WHAT YOU SHOULD DO:
Write every line out verbatim and omit the pictures.

+++ RECORDED DATA +++

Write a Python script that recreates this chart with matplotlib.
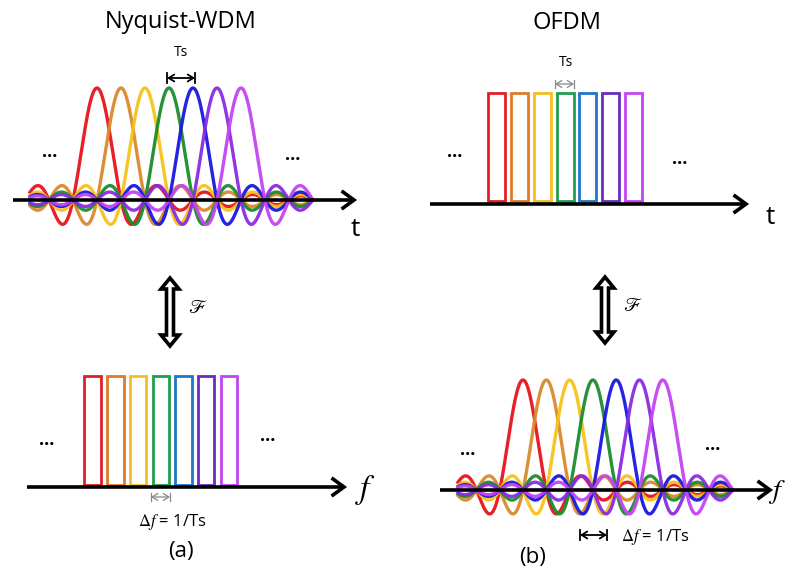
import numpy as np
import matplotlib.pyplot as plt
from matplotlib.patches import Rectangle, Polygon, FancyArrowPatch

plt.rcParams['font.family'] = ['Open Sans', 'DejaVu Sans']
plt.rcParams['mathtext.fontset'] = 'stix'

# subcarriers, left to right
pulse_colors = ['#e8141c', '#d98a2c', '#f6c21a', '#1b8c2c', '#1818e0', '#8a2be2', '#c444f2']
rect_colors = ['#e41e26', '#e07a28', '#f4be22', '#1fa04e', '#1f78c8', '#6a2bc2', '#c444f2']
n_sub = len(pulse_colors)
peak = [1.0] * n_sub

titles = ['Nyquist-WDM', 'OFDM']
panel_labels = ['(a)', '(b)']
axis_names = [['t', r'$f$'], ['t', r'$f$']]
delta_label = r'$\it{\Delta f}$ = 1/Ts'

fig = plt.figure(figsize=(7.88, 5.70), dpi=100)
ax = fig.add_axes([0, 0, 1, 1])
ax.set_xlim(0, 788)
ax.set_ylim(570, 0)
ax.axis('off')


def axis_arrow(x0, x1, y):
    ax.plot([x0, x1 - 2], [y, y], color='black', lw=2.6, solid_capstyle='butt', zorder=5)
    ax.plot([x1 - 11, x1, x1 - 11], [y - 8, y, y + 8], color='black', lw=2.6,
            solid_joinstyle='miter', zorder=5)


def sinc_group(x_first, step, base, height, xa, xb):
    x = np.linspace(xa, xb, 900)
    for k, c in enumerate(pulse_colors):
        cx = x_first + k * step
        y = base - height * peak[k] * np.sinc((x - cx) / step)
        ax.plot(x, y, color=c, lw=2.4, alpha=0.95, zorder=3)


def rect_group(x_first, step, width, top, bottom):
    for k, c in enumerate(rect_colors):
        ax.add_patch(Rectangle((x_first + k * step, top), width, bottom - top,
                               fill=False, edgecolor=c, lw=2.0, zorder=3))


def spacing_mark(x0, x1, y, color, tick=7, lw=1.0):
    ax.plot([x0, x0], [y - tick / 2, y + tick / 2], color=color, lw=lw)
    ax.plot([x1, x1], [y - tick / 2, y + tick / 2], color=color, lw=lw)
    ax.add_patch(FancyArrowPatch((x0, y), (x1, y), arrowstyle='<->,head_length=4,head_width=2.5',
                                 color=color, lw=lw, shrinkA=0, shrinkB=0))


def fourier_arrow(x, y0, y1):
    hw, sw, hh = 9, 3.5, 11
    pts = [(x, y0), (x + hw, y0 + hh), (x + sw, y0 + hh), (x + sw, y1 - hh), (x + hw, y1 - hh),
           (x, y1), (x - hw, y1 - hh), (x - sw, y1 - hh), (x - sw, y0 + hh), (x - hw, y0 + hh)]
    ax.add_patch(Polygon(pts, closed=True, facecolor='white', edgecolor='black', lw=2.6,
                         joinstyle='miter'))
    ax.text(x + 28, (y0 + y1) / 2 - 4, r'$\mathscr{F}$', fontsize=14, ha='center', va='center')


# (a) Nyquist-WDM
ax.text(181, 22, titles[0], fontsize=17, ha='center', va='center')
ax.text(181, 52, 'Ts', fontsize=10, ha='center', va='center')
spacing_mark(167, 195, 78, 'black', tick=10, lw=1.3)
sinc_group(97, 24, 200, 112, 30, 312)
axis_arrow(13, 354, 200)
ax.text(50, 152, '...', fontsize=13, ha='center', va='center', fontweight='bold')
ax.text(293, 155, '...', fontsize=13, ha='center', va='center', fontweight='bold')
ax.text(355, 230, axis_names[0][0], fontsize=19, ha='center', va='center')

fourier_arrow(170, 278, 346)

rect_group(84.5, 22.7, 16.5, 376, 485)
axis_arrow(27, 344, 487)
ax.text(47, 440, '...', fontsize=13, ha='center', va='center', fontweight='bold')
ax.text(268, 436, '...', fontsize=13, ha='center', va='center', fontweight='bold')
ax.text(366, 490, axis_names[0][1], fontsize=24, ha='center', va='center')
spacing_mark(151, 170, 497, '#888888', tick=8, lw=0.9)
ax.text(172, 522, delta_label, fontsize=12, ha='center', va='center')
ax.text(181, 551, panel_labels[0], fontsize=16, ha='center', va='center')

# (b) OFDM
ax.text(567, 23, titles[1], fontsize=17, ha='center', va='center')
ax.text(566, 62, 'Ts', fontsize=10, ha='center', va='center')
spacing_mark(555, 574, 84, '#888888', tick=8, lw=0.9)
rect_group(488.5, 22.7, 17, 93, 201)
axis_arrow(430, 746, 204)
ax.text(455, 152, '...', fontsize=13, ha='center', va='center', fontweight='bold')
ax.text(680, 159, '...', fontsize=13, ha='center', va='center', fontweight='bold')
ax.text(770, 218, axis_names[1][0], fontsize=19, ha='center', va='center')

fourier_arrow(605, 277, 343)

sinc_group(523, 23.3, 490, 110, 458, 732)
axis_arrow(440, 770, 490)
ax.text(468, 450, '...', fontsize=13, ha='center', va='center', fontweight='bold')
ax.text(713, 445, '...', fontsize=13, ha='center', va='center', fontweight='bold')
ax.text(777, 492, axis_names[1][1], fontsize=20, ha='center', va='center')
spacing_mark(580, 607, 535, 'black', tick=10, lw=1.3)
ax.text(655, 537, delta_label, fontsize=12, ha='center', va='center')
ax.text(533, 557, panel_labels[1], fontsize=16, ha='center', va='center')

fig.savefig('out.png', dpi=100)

+++

CORRECT ANSWER:
Write a Python script that recreates this chart with matplotlib.
import numpy as np
import matplotlib.pyplot as plt
from matplotlib.patches import Rectangle, Polygon, FancyArrowPatch

plt.rcParams['font.family'] = ['Open Sans', 'DejaVu Sans']
plt.rcParams['mathtext.fontset'] = 'stix'

# subcarriers, left to right
pulse_colors = ['#e8141c', '#d98a2c', '#f6c21a', '#1b8c2c', '#1818e0', '#8a2be2', '#c444f2']
rect_colors = ['#e41e26', '#e07a28', '#f4be22', '#1fa04e', '#1f78c8', '#6a2bc2', '#c444f2']
n_sub = len(pulse_colors)
peak = [1.0] * n_sub

titles = ['Nyquist-WDM', 'OFDM']
panel_labels = ['(a)', '(b)']
axis_names = [['t', r'$f$'], ['t', r'$f$']]
delta_label = r'$\it{\Delta f}$ = 1/Ts'

fig = plt.figure(figsize=(7.88, 5.70), dpi=100)
ax = fig.add_axes([0, 0, 1, 1])
ax.set_xlim(0, 788)
ax.set_ylim(570, 0)
ax.axis('off')


def axis_arrow(x0, x1, y):
    ax.plot([x0, x1 - 2], [y, y], color='black', lw=2.6, solid_capstyle='butt', zorder=5)
    ax.plot([x1 - 11, x1, x1 - 11], [y - 8, y, y + 8], color='black', lw=2.6,
            solid_joinstyle='miter', zorder=5)


def sinc_group(x_first, step, base, height, xa, xb):
    x = np.linspace(xa, xb, 900)
    for k, c in enumerate(pulse_colors):
        cx = x_first + k * step
        y = base - height * peak[k] * np.sinc((x - cx) / step)
        ax.plot(x, y, color=c, lw=2.4, alpha=0.95, zorder=3)


def rect_group(x_first, step, width, top, bottom):
    for k, c in enumerate(rect_colors):
        ax.add_patch(Rectangle((x_first + k * step, top), width, bottom - top,
                               fill=False, edgecolor=c, lw=2.0, zorder=3))


def spacing_mark(x0, x1, y, color, tick=7, lw=1.0):
    ax.plot([x0, x0], [y - tick / 2, y + tick / 2], color=color, lw=lw)
    ax.plot([x1, x1], [y - tick / 2, y + tick / 2], color=color, lw=lw)
    ax.add_patch(FancyArrowPatch((x0, y), (x1, y), arrowstyle='<->,head_length=4,head_width=2.5',
                                 color=color, lw=lw, shrinkA=0, shrinkB=0))


def fourier_arrow(x, y0, y1):
    hw, sw, hh = 9, 3.5, 11
    pts = [(x, y0), (x + hw, y0 + hh), (x + sw, y0 + hh), (x + sw, y1 - hh), (x + hw, y1 - hh),
           (x, y1), (x - hw, y1 - hh), (x - sw, y1 - hh), (x - sw, y0 + hh), (x - hw, y0 + hh)]
    ax.add_patch(Polygon(pts, closed=True, facecolor='white', edgecolor='black', lw=2.6,
                         joinstyle='miter'))
    ax.text(x + 28, (y0 + y1) / 2 - 4, r'$\mathscr{F}$', fontsize=14, ha='center', va='center')


# (a) Nyquist-WDM
ax.text(181, 22, titles[0], fontsize=17, ha='center', va='center')
ax.text(181, 52, 'Ts', fontsize=10, ha='center', va='center')
spacing_mark(167, 195, 78, 'black', tick=10, lw=1.3)
sinc_group(97, 24, 200, 112, 30, 312)
axis_arrow(13, 354, 200)
ax.text(50, 152, '...', fontsize=13, ha='center', va='center', fontweight='bold')
ax.text(293, 155, '...', fontsize=13, ha='center', va='center', fontweight='bold')
ax.text(355, 230, axis_names[0][0], fontsize=19, ha='center', va='center')

fourier_arrow(170, 278, 346)

rect_group(84.5, 22.7, 16.5, 376, 485)
axis_arrow(27, 344, 487)
ax.text(47, 440, '...', fontsize=13, ha='center', va='center', fontweight='bold')
ax.text(268, 436, '...', fontsize=13, ha='center', va='center', fontweight='bold')
ax.text(366, 490, axis_names[0][1], fontsize=24, ha='center', va='center')
spacing_mark(151, 170, 497, '#888888', tick=8, lw=0.9)
ax.text(172, 522, delta_label, fontsize=12, ha='center', va='center')
ax.text(181, 551, panel_labels[0], fontsize=16, ha='center', va='center')

# (b) OFDM
ax.text(567, 23, titles[1], fontsize=17, ha='center', va='center')
ax.text(566, 62, 'Ts', fontsize=10, ha='center', va='center')
spacing_mark(555, 574, 84, '#888888', tick=8, lw=0.9)
rect_group(488.5, 22.7, 17, 93, 201)
axis_arrow(430, 746, 204)
ax.text(455, 152, '...', fontsize=13, ha='center', va='center', fontweight='bold')
ax.text(680, 159, '...', fontsize=13, ha='center', va='center', fontweight='bold')
ax.text(770, 218, axis_names[1][0], fontsize=19, ha='center', va='center')

fourier_arrow(605, 277, 343)

sinc_group(523, 23.3, 490, 110, 458, 732)
axis_arrow(440, 770, 490)
ax.text(468, 450, '...', fontsize=13, ha='center', va='center', fontweight='bold')
ax.text(713, 445, '...', fontsize=13, ha='center', va='center', fontweight='bold')
ax.text(777, 492, axis_names[1][1], fontsize=20, ha='center', va='center')
spacing_mark(580, 607, 535, 'black', tick=10, lw=1.3)
ax.text(655, 537, delta_label, fontsize=12, ha='center', va='center')
ax.text(533, 557, panel_labels[1], fontsize=16, ha='center', va='center')

fig.savefig('out.png', dpi=100)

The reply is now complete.